As any management guide will tell you, when faced with a large and complex problem, it can often help to step back and look at the big picture before focusing on the key points. Writing in the Journal of the American Chemical Society, Graham Richards and colleagues describe how such a strategy could be just as applicable when trying to locate ligand-binding sites in protein structures — a problem that is becoming increasingly important for drug discovery in the post-genomic era.

If you have a three-dimensional protein structure, potential binding sites for a ligand could in theory be identified computationally by calculating the energy of interaction between the ligand and the protein in all possible ligand configurations around the protein. But, in reality, the number of calculations that are needed for such a strategy means it is impractical in terms of computational time for all but the most simple ligands.
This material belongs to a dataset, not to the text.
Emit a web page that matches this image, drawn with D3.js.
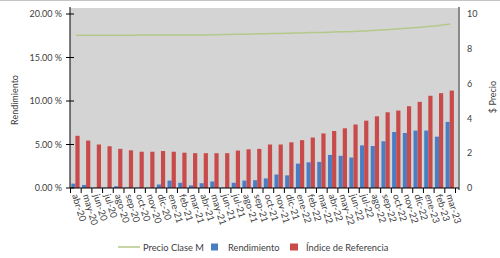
<!DOCTYPE html>
<html>
<head>
<meta charset="utf-8">
<script src="https://cdn.jsdelivr.net/npm/d3@7"></script>
<style>
  body { margin: 0; background: #fff; }
  svg text { font-family: Lato, "Liberation Sans", sans-serif; fill: #404040; }
</style>
</head>
<body>
<svg id="chart" width="500" height="258"></svg>
<script>
// monthly data, abr-20 .. mar-23
var months = ['abr-20','may-20','jun-20','jul-20','ago-20','sep-20','oct-20','nov-20','dic-20',
  'ene-21','feb-21','mar-21','abr-21','may-21','jun-21','jul-21','ago-21','sep-21','oct-21','nov-21','dic-21',
  'ene-22','feb-22','mar-22','abr-22','may-22','jun-22','jul-22','ago-22','sep-22','oct-22','nov-22','dic-22',
  'ene-23','feb-23','mar-23'];

// Rendimiento (%)
var rendimiento = [0.5,0.35,0.05,0.05,0.2,0.05,0.05,0.05,0.4,0.85,0.6,0.3,
  0.55,0.75,0.05,0.6,0.85,0.9,1.1,1.55,1.45,2.8,2.95,3.0,
  3.8,3.7,3.5,4.9,4.83,5.37,6.44,6.32,6.6,6.6,5.9,7.6];

// Indice de Referencia (%)
var indice = [6.0,5.45,5.0,4.8,4.5,4.33,4.17,4.17,4.25,4.17,4.06,4.0,
  4.0,4.0,4.0,4.3,4.45,4.5,5.0,5.0,5.25,5.5,5.8,6.27,
  6.55,6.86,7.3,7.74,8.24,8.7,8.9,9.4,9.9,10.6,10.9,11.2];

// Precio Clase M ($), right axis
var precio = [8.78,8.78,8.78,8.78,8.78,8.78,8.79,8.79,8.79,8.79,8.80,8.80,
  8.80,8.81,8.82,8.83,8.84,8.86,8.87,8.88,8.90,8.91,8.93,8.94,
  8.96,8.98,9.00,9.03,9.06,9.10,9.14,9.18,9.23,9.28,9.34,9.42];

var leftTicks = [0, 5, 10, 15, 20];
var rightTicks = [0, 2, 4, 6, 8, 10];

var C = { blue: '#4a7ec4', red: '#c84a4a', green: '#b3c98a', bg: '#d4d4d4' };

var svg = d3.select('#chart');

// top border of the chart frame
svg.append('line').attr('x1', 0).attr('x2', 500).attr('y1', 0.5).attr('y2', 0.5)
  .attr('stroke', '#c4c4c4');

var x = d3.scaleBand().domain(months).range([70.5, 455.5]).padding(0);
var yL = d3.scaleLinear().domain([0, 20]).range([188, 14]);
var yR = d3.scaleLinear().domain([0, 10]).range([188, 14]);

// plot area
svg.append('rect').attr('x', 70).attr('y', 8).attr('width', 389).attr('height', 180)
  .attr('fill', C.bg);

var bw = 4.1;
var g = svg.append('g');
g.selectAll('.blue').data(months).enter().append('rect')
  .attr('x', function(d) { return x(d) + 0.8; })
  .attr('y', function(d, i) { return yL(rendimiento[i]); })
  .attr('width', bw)
  .attr('height', function(d, i) { return 188 - yL(rendimiento[i]); })
  .attr('fill', C.blue);
g.selectAll('.red').data(months).enter().append('rect')
  .attr('x', function(d) { return x(d) + 0.8 + bw; })
  .attr('y', function(d, i) { return yL(indice[i]); })
  .attr('width', bw + 0.1)
  .attr('height', function(d, i) { return 188 - yL(indice[i]); })
  .attr('fill', C.red);

// price line
var line = d3.line()
  .x(function(d, i) { return x(months[i]) + x.bandwidth() / 2; })
  .y(function(d) { return yR(d); })
  .curve(d3.curveMonotoneX);
svg.append('path').datum(precio).attr('d', line)
  .attr('fill', 'none').attr('stroke', C.green).attr('stroke-width', 1.5);

// left axis
var axL = svg.append('g');
axL.append('line').attr('x1', 70).attr('x2', 70).attr('y1', 7).attr('y2', 188)
  .attr('stroke', '#000');
axL.selectAll('.t').data(leftTicks).enter().append('line')
  .attr('x1', 66).attr('x2', 74)
  .attr('y1', function(d) { return yL(d); }).attr('y2', function(d) { return yL(d); })
  .attr('stroke', '#000');
axL.selectAll('text').data(leftTicks).enter().append('text')
  .attr('x', 62).attr('y', function(d) { return yL(d); }).attr('dy', '0.35em')
  .attr('text-anchor', 'end').style('font-size', '9px')
  .text(function(d) { return d3.format('.2f')(d) + ' %'; });

// right axis
var axR = svg.append('g');
axR.append('line').attr('x1', 459).attr('x2', 459).attr('y1', 7).attr('y2', 190)
  .attr('stroke', '#8a8a8a').attr('stroke-width', 2);
axR.selectAll('text').data(rightTicks).enter().append('text')
  .attr('x', 467).attr('y', function(d) { return yR(d); }).attr('dy', '0.35em')
  .style('font-size', '9px')
  .text(function(d) { return d; });

// bottom axis
var axB = svg.append('g');
axB.append('line').attr('x1', 70).attr('x2', 459).attr('y1', 188).attr('y2', 188)
  .attr('stroke', '#000');
axB.selectAll('.t').data(months.concat(['end'])).enter().append('line')
  .attr('x1', function(d, i) { return x.range()[0] + i * x.step(); })
  .attr('x2', function(d, i) { return x.range()[0] + i * x.step(); })
  .attr('y1', 188).attr('y2', 193)
  .attr('stroke', '#000');
axB.selectAll('text').data(months).enter().append('text')
  .attr('transform', function(d) {
    return 'translate(' + (x(d) + x.bandwidth() / 2 - 3) + ',195) rotate(73)';
  })
  .attr('dy', '0.1em')
  .style('font-size', '9.5px')
  .text(function(d) { return d; });

// axis titles
svg.append('text').attr('transform', 'translate(18,100) rotate(-90)')
  .attr('text-anchor', 'middle').style('font-size', '9px').text('Rendimiento');
svg.append('text').attr('transform', 'translate(496,97) rotate(-90)')
  .attr('text-anchor', 'middle').style('font-size', '9px').text('$ Precio');

// legend
var lg = svg.append('g');
lg.append('line').attr('x1', 118).attr('x2', 140).attr('y1', 247).attr('y2', 247)
  .attr('stroke', C.green).attr('stroke-width', 1.5);
lg.append('text').attr('x', 143).attr('y', 250.5).style('font-size', '9.3px').text('Precio Clase M');
lg.append('rect').attr('x', 211).attr('y', 243.5).attr('width', 7).attr('height', 7).attr('fill', C.blue);
lg.append('text').attr('x', 228).attr('y', 250.5).style('font-size', '9.3px').text('Rendimiento');
lg.append('rect').attr('x', 290).attr('y', 243.5).attr('width', 8).attr('height', 7).attr('fill', C.red);
lg.append('text').attr('x', 306).attr('y', 250.5).style('font-size', '9.3px').text('Índice de Referencia');
</script>
</body>
</html>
So, could the number of calculations be reduced without sacrificing predictive ability? Richards and colleagues devised an elegant approach to this problem. Initially, a very simple model of the ligand — just a single feature point — is generated using an algorithm and used in evaluations of the energy of interaction with the protein. After removal of any ligand configurations with a low score in terms of potential for binding, a new round of calculations are carried out using a ligand model generated to have two feature points. Repeating this evaluation–removal process, while increasing the complexity of the ligand model at each step, allows computational time to be efficiently distributed, as only the most relevant configurations are considered in any detail.

To validate the strategy, the authors took seven known ligand–protein structures — including structures as diverse as HIV reverse transcriptase with a non-nucleoside inhibitor and heparin with basic fibroblast growth factor — removed the ligand, and then attempted to locate the binding site using stepwise algorithmic models of the ligand. In all cases, the binding site was correctly identified, and furthermore, so was the orientation of the ligand. So, it seems that this approach could become a valuable tool for analysing the wealth of data that is emerging from structural genomics projects.